# online shop tutorial ?



## PhilXYLON (25. März 2003)

Hi,

weiß jemand hier wo ich ein Tutorial über online shops finde?
oder kann mir jemand schreiben was ich alles für einen online shop brauche? also wie ich den coden muss 

vielen dank Phil


----------



## Black Hawk (25. März 2003)

Naja Online Shop ist was sehr aufwendiges vorallem vom aufwand her.

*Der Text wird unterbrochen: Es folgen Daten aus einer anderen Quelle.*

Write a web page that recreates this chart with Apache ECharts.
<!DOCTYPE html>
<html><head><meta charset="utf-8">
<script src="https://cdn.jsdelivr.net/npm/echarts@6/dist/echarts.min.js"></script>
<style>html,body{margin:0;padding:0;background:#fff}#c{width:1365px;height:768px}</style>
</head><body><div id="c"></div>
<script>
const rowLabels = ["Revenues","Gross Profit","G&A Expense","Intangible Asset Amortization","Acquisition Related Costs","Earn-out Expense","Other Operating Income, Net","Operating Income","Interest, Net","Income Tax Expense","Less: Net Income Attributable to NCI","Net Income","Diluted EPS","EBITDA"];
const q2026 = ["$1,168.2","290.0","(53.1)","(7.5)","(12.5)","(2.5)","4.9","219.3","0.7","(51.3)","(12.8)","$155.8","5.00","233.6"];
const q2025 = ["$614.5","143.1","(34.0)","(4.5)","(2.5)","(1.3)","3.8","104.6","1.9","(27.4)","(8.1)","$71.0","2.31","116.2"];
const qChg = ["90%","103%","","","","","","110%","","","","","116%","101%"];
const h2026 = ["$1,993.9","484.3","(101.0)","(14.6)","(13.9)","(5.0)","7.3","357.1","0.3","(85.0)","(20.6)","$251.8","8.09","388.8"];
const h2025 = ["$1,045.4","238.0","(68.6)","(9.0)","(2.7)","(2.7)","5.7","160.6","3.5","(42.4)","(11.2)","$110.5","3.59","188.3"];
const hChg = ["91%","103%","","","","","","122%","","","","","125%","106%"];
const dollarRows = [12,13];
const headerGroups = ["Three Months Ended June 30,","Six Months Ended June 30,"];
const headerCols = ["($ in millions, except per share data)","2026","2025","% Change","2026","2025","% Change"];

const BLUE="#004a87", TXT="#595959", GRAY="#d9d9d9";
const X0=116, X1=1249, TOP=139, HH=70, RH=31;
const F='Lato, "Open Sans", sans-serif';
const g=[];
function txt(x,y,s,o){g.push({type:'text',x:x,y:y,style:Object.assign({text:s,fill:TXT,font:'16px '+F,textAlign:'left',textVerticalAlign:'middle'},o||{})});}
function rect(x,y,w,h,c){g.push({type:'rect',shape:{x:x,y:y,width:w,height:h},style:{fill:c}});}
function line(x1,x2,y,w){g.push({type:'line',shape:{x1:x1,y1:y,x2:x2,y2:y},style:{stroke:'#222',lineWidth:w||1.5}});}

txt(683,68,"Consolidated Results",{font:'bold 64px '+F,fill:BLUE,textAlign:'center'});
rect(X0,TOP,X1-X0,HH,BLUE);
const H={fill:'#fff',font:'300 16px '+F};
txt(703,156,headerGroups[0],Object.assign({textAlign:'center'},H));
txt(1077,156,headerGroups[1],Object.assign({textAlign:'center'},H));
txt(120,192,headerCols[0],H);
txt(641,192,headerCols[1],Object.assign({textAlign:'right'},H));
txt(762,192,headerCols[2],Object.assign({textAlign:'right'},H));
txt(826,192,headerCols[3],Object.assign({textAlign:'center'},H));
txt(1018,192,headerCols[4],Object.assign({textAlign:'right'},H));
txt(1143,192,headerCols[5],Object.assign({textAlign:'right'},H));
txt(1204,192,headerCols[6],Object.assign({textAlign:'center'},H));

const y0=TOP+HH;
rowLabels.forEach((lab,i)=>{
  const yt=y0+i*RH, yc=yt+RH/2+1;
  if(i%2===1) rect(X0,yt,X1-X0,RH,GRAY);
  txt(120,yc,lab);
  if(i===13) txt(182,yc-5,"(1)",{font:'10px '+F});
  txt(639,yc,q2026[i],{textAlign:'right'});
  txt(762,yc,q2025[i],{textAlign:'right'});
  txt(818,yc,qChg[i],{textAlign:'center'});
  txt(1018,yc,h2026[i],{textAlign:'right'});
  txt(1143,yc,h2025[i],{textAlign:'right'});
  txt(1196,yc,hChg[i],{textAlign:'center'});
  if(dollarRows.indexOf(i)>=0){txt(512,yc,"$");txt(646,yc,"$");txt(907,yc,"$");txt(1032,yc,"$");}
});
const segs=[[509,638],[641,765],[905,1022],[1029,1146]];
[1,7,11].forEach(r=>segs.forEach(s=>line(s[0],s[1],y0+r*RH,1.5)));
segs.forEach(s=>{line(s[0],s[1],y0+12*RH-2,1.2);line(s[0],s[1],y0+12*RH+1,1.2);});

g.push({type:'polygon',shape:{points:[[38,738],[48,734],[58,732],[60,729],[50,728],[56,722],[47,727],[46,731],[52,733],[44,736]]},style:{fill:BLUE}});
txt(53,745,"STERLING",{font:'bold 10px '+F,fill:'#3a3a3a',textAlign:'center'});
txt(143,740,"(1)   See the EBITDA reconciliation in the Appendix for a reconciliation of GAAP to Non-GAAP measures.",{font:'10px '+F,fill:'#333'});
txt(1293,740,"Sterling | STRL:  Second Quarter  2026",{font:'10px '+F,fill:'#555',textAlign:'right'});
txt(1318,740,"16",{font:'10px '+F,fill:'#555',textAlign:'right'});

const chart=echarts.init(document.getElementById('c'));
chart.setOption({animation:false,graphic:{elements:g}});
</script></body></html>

Tutorial: "Databecker PHP&MySQL" dieses Buch hat am Ende sofern es mir noch im Sinn ist ein gutes Tutorial bzw ein Tutorial obs gut ist weiss ich nicht is nicht unbedingt jedermanns sache

ein tipp falls du anfaenger bist fange erstmal an anstaendige scripte zu machen denn wie ich sehe weisst du auch nicht was man dafüer braucht, dies kommt wieder auf den aufwand drauf an bzw die funktionen die dein shop haben muss.


----------



## blubber (25. März 2003)

also was du alles für ein online shop brauchst, kannst du ja bei diversen shops selber sehen. Es lässt sich schon relativ viel durch Grundlagen realisieren, der Rest kommt dann nach und nach. 
Also wie Black Hawk schon sagte, wenn du auf diesem Gebiet Anfänger bist, solltest du mit den Grundlagen anfangen.


----------



## PhilXYLON (25. März 2003)

hi

danke für schnelle antwort erstmal 

ich hab schon news script sowie gästebuch und ne download datenbank gecodet, also nich ganz anfänger *g*

der shop an sich soll nich aufwendig sein,also nichts mit einloggen. Waren in den Warenkorb schmeißen, nen Formular ausfüllen und abschicken, wie dervon laasershop ( http://www.laaser.net/ )  Mein prob is der warenkorb.
die datenbank is kein prob, nur denn mit sesson oder wie man das macht. da bräucht is hilfe, wie man des anstellt.

mfg Phil


----------



## blubber (26. März 2003)

dann benutzt hier doch einfach mal die suchfunktion hier zum thema sessions. da wirst du tonnen an info's finden. tutorials gibts glaub auch zu genüge.


----------



## Black Hawk (26. März 2003)

// Edit shice blubber war schneller 
"also wie blubber erwähnt hat", Sessions haben wir hier zu genuege behandelt sollte also nicht schwer sein was passendes zu finden *gg

bzgl dem warenkorb: das ist unteranderm leicht mit den sessions verbunden, ich könnte mir vorstellen das du jede ware die in den warenkorb geschmiessen wird in einer mysql db speicherst und später nur ausliest  also vom rpinzip her relativ einfach aber kann dir net sagen ob man das so macht ich würds so machen


----------



## PhilXYLON (26. März 2003)

ok danke!
werd mich erkundigen 

P.S. super board, und schnellstes


----------